Daughter three is developing journalistic tendencies. At a recent Festival we attended she took out a clipboard. Daughter three always seems to have a clipboard handy for such occasions. She started writing notes at the various debates she insisted on being taken to. I was sitting beside her, also taking notes, and I rather think hers were better and, in any event, more legible. My handwriting has gone to pot since the advent of the computer and my shorthand has very much developed its own shorthand since my days in journalism classes. So much so that I sometimes find it fairly hard to read back myself and I invented it.
Daughter three also decided to write a book review on a book on my desk, the only book that might appeal to her.
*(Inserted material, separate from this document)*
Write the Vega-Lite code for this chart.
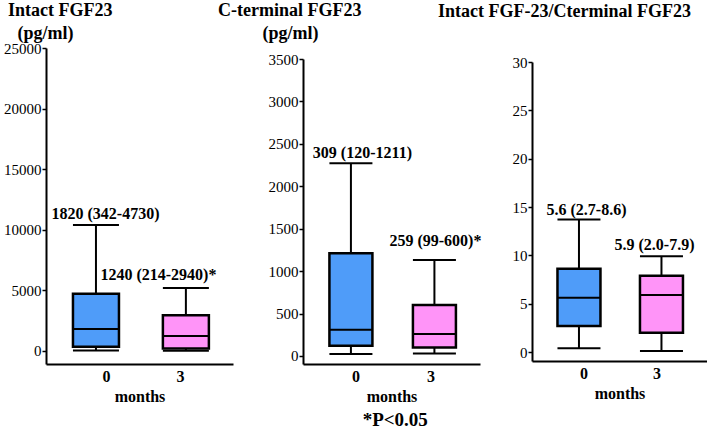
{
  "$schema": "https://vega.github.io/schema/vega-lite/v6.json",
  "padding": {"left": 3, "top": 2, "right": 0, "bottom": 0},
  "datasets": {
    "intact": [
      {"month": 0, "min": 40, "q1": 342, "median": 1820, "q3": 4730, "max": 10400, "label": "1820 (342-4730)"},
      {"month": 3, "min": 20, "q1": 214, "median": 1240, "q3": 2940, "max": 5200, "label": "1240 (214-2940)*"}
    ],
    "cterm": [
      {"month": 0, "min": 25, "q1": 120, "median": 309, "q3": 1211, "max": 2270, "label": "309 (120-1211)"},
      {"month": 3, "min": 30, "q1": 99, "median": 259, "q3": 600, "max": 1130, "label": "259 (99-600)*"}
    ],
    "ratio": [
      {"month": 0, "min": 0.4, "q1": 2.7, "median": 5.6, "q3": 8.6, "max": 13.7, "label": "5.6 (2.7-8.6)"},
      {"month": 3, "min": 0.1, "q1": 2.0, "median": 5.9, "q3": 7.9, "max": 9.9, "label": "5.9 (2.0-7.9)"}
    ]
  },
  "title": {"text": "*P<0.05", "orient": "bottom", "anchor": "middle", "fontSize": 19, "fontWeight": "bold", "color": "black", "dx": 40, "offset": 7},
  "spacing": 52,
  "bounds": "flush",
  "hconcat": [
    {
      "width": 205, "height": 316,
      "data": {"name": "intact"},
      "title": {"text": "Intact FGF23", "anchor": "start", "frame": "group", "dx": -38, "dy": 0, "fontSize": 18, "fontWeight": "bold", "color": "black"},
      "encoding": {
        "x": {"field": "month", "type": "quantitative",
          "scale": {"domain": [-1.5, 4.405], "range": [0, 187], "nice": false, "zero": false},
          "axis": {"values": [0, 3], "format": "d", "ticks": false, "labelFontSize": 16, "labelFontWeight": "bold", "labelPadding": 4, "title": "months", "titleFontSize": 16, "titleFontWeight": "bold", "titlePadding": 4,
            "labelOffset": {"condition": {"test": "datum.value == 0", "value": 10}, "value": -6}}}
      },
      "layer": [
        {"mark": {"type": "rule", "color": "black", "strokeWidth": 2},
         "encoding": {
           "y": {"field": "min", "type": "quantitative",
             "scale": {"domain": [-1073, 25000], "range": [316, 0], "nice": false, "zero": false},
             "axis": {"values": [0, 2500, 5000, 7500, 10000, 12500, 15000, 17500, 20000, 22500, 25000], "format": "d",
               "labelExpr": "datum.value % 5000 == 0 ? datum.label : ''",
               "tickSize": {"condition": {"test": "datum.value % 5000 != 0", "value": 2}, "value": 4},
               "title": "(pg/ml)", "titleAngle": 0, "titleX": -1, "titleY": -15, "titleAlign": "center", "titleBaseline": "middle", "titleFontSize": 18, "titleFontWeight": "bold"}},
           "y2": {"field": "max"}}},
        {"mark": {"type": "bar", "width": 46, "stroke": "black", "strokeWidth": 2.5},
         "encoding": {"y": {"field": "q1", "type": "quantitative"}, "y2": {"field": "q3"},
           "color": {"field": "month", "type": "nominal", "scale": {"domain": [0, 3], "range": ["#4f9cf9", "#ff94f8"]}, "legend": null}}},
        {"mark": {"type": "tick", "orient": "horizontal", "size": 46, "thickness": 2, "color": "black", "opacity": 1},
         "encoding": {"y": {"field": "median", "type": "quantitative"}}},
        {"mark": {"type": "tick", "orient": "horizontal", "size": 46, "thickness": 2, "color": "black", "opacity": 1},
         "encoding": {"y": {"field": "min", "type": "quantitative"}}},
        {"mark": {"type": "tick", "orient": "horizontal", "size": 46, "thickness": 2, "color": "black", "opacity": 1},
         "encoding": {"y": {"field": "max", "type": "quantitative"}}},
        {"transform": [{"filter": "datum.month == 0"}],
         "mark": {"type": "text", "fontSize": 16, "fontWeight": "bold", "color": "black", "align": "center", "baseline": "middle", "dx": 9.5, "dy": -11},
         "encoding": {"y": {"field": "max", "type": "quantitative"}, "text": {"field": "label"}}},
        {"transform": [{"filter": "datum.month == 3"}],
         "mark": {"type": "text", "fontSize": 16, "fontWeight": "bold", "color": "black", "align": "center", "baseline": "middle", "dx": -27.5, "dy": -13},
         "encoding": {"y": {"field": "max", "type": "quantitative"}, "text": {"field": "label"}}}
      ]
    },
    {
      "width": 177, "height": 316,
      "data": {"name": "cterm"},
      "title": {"text": "C-terminal FGF23", "anchor": "start", "frame": "group", "dx": -85, "dy": 0, "fontSize": 18, "fontWeight": "bold", "color": "black"},
      "encoding": {
        "x": {"field": "month", "type": "quantitative",
          "scale": {"domain": [-1.542, 4.458], "range": [0, 177], "nice": false, "zero": false},
          "axis": {"values": [0, 3], "format": "d", "ticks": false, "labelFontSize": 16, "labelFontWeight": "bold", "labelPadding": 4, "title": "months", "titleFontSize": 16, "titleFontWeight": "bold", "titlePadding": 4,
            "labelOffset": {"condition": {"test": "datum.value == 0", "value": 4.5}, "value": -4}}}
      },
      "layer": [
        {"mark": {"type": "rule", "color": "black", "strokeWidth": 2},
         "encoding": {
           "y": {"field": "min", "type": "quantitative",
             "scale": {"domain": [-94.3, 3500], "range": [316, 11], "nice": false, "zero": false},
             "axis": {"values": [0, 250, 500, 750, 1000, 1250, 1500, 1750, 2000, 2250, 2500, 2750, 3000, 3250, 3500], "format": "d",
               "labelExpr": "datum.value % 500 == 0 ? datum.label : ''",
               "tickSize": {"condition": {"test": "datum.value % 500 != 0", "value": 2}, "value": 4},
               "title": "(pg/ml)", "titleAngle": 0, "titleX": -13, "titleY": -15, "titleAlign": "center", "titleBaseline": "middle", "titleFontSize": 18, "titleFontWeight": "bold"}},
           "y2": {"field": "max"}}},
        {"mark": {"type": "bar", "width": 43, "stroke": "black", "strokeWidth": 2.5},
         "encoding": {"y": {"field": "q1", "type": "quantitative"}, "y2": {"field": "q3"},
           "color": {"field": "month", "type": "nominal", "scale": {"domain": [0, 3], "range": ["#4f9cf9", "#ff94f8"]}, "legend": null}}},
        {"mark": {"type": "tick", "orient": "horizontal", "size": 43, "thickness": 2, "color": "black", "opacity": 1},
         "encoding": {"y": {"field": "median", "type": "quantitative"}}},
        {"mark": {"type": "tick", "orient": "horizontal", "size": 43, "thickness": 2, "color": "black", "opacity": 1},
         "encoding": {"y": {"field": "min", "type": "quantitative"}}},
        {"mark": {"type": "tick", "orient": "horizontal", "size": 43, "thickness": 2, "color": "black", "opacity": 1},
         "encoding": {"y": {"field": "max", "type": "quantitative"}}},
        {"transform": [{"filter": "datum.month == 0"}],
         "mark": {"type": "text", "fontSize": 16, "fontWeight": "bold", "color": "black", "align": "center", "baseline": "middle", "dx": 11.5, "dy": -10},
         "encoding": {"y": {"field": "max", "type": "quantitative"}, "text": {"field": "label"}}},
        {"transform": [{"filter": "datum.month == 3"}],
         "mark": {"type": "text", "fontSize": 16, "fontWeight": "bold", "color": "black", "align": "center", "baseline": "middle", "dx": 1, "dy": -19},
         "encoding": {"y": {"field": "max", "type": "quantitative"}, "text": {"field": "label"}}}
      ]
    },
    {
      "width": 175, "height": 316,
      "data": {"name": "ratio"},
      "title": {"text": "Intact FGF-23/Cterminal FGF23", "anchor": "start", "frame": "group", "dx": -94, "dy": -23, "fontSize": 18, "fontWeight": "bold", "color": "black"},
      "encoding": {
        "x": {"field": "month", "type": "quantitative",
          "scale": {"domain": [-1.526, 4.474], "range": [0, 175], "nice": false, "zero": false},
          "axis": {"values": [0, 3], "format": "d", "ticks": false, "offset": -3, "labelFontSize": 16, "labelFontWeight": "bold", "labelPadding": 4, "title": "months", "titleFontSize": 16, "titleFontWeight": "bold", "titlePadding": 4,
            "labelOffset": {"condition": {"test": "datum.value == 0", "value": 4.5}, "value": -5}}}
      },
      "layer": [
        {"mark": {"type": "rule", "color": "black", "strokeWidth": 2},
         "encoding": {
           "y": {"field": "min", "type": "quantitative",
             "scale": {"domain": [-0.931, 30], "range": [313, 14], "nice": false, "zero": false},
             "axis": {"values": [0, 5, 10, 15, 20, 25, 30], "format": "d", "tickSize": 4, "title": null}},
           "y2": {"field": "max"}}},
        {"mark": {"type": "bar", "width": 43, "stroke": "black", "strokeWidth": 2.5},
         "encoding": {"y": {"field": "q1", "type": "quantitative"}, "y2": {"field": "q3"},
           "color": {"field": "month", "type": "nominal", "scale": {"domain": [0, 3], "range": ["#4f9cf9", "#ff94f8"]}, "legend": null}}},
        {"mark": {"type": "tick", "orient": "horizontal", "size": 43, "thickness": 2, "color": "black", "opacity": 1},
         "encoding": {"y": {"field": "median", "type": "quantitative"}}},
        {"mark": {"type": "tick", "orient": "horizontal", "size": 43, "thickness": 2, "color": "black", "opacity": 1},
         "encoding": {"y": {"field": "min", "type": "quantitative"}}},
        {"mark": {"type": "tick", "orient": "horizontal", "size": 43, "thickness": 2, "color": "black", "opacity": 1},
         "encoding": {"y": {"field": "max", "type": "quantitative"}}},
        {"transform": [{"filter": "datum.month == 0"}],
         "mark": {"type": "text", "fontSize": 16, "fontWeight": "bold", "color": "black", "align": "center", "baseline": "middle", "dx": 7.5, "dy": -10},
         "encoding": {"y": {"field": "max", "type": "quantitative"}, "text": {"field": "label"}}},
        {"transform": [{"filter": "datum.month == 3"}],
         "mark": {"type": "text", "fontSize": 16, "fontWeight": "bold", "color": "black", "align": "center", "baseline": "middle", "dx": -7, "dy": -11},
         "encoding": {"y": {"field": "max", "type": "quantitative"}, "text": {"field": "label"}}}
      ]
    }
  ],
  "resolve": {"scale": {"color": "independent"}},
  "config": {
    "font": "'Liberation Serif', 'Times New Roman', serif",
    "text": {"font": "'Liberation Serif', 'Times New Roman', serif"},
    "view": {"stroke": null},
    "background": "white",
    "axis": {"grid": false, "domainColor": "black", "domainWidth": 2, "tickColor": "black", "tickWidth": 1.5, "labelColor": "black", "labelFont": "'Liberation Serif', 'Times New Roman', serif", "labelFontSize": 15, "labelPadding": 1, "labelFlush": false, "labelOverlap": false, "labelBound": false, "titleColor": "black", "titleFont": "'Liberation Serif', 'Times New Roman', serif"},
    "axisX": {"labelFontSize": 16},
    "title": {"font": "'Liberation Serif', 'Times New Roman', serif"}
  }
}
I’m not sure she is really into 101 Interview Questions You’ll Never Fear Again. It was about a book called Min’s Move. It tells the story of a family who are moving abroad. Daughter three was really captured by the story. She loved the illustrations, but mainly the idea of travelling and learning about new places. She could totally imagine, though, the fears that a small child would have moving abroad. She wrote about how it was good to be able to read about such experiences and know that you weren’t alone in your fears. It was good for adults too, she thought, “because then they might know what to say to their kids about moving after reading the book and that it will be fine”. Inspired by the book, daughter three is now very much into the idea of her family moving abroad.
It’s something my partner, who is Spanish, would be quite keen to do too, given the current state of social services to which he has devoted the last 20 years or so. Ideally, he would like to live in Ibiza and spend every morning “fishing”, ie lounging about in the sun. Unfortunately, I don’t think there are too many jobs in Ibiza and his fishing skills have probably not been that honed in deepest Essex. He is also stuck with a partner who feels slightly adrift if she lives anywhere that is not within walking distance of a newsagent. The older two kids are not so keen to move either – daughter two because, apart from being still on bed rest following the gymnastics incident and demanding gourmet lunches every day, she is worried about tidal waves and the like, and daughter one because it would probably require too much effort on her part. She assures me that she will be leaving for Japan soon, though, having done one class in business Japanese.
Only son likes being at home. He is, however, joining daughter three in writerly enthusiasm. The other day I was standing outside his class when I noticed the wooden hut in the playground. It was covering in green pen. Someone had written mat, dad, mum and at up one side. I thought to myself that that looked fairly familiar, given that only son spells these words out regularly in the air. Sure enough, under ‘at’ was only son’s signature. I walked round the hut. The same green pen was all over the window sill, with all the numbers up to 12. Oh dear. I went to inform the teacher in case he got into trouble later. “He told us about it already,” she said, smiling, as I explained he was a little bit overenthusiastic about learning his letters. He has written his name on all his shoes, across the front, and there are labels literally everywhere in our house. At least we know who everything belongs to, which may come in useful if we ever do move. And who knows, maybe we won’t have to make any decisions about moving because UKIP will make them for us.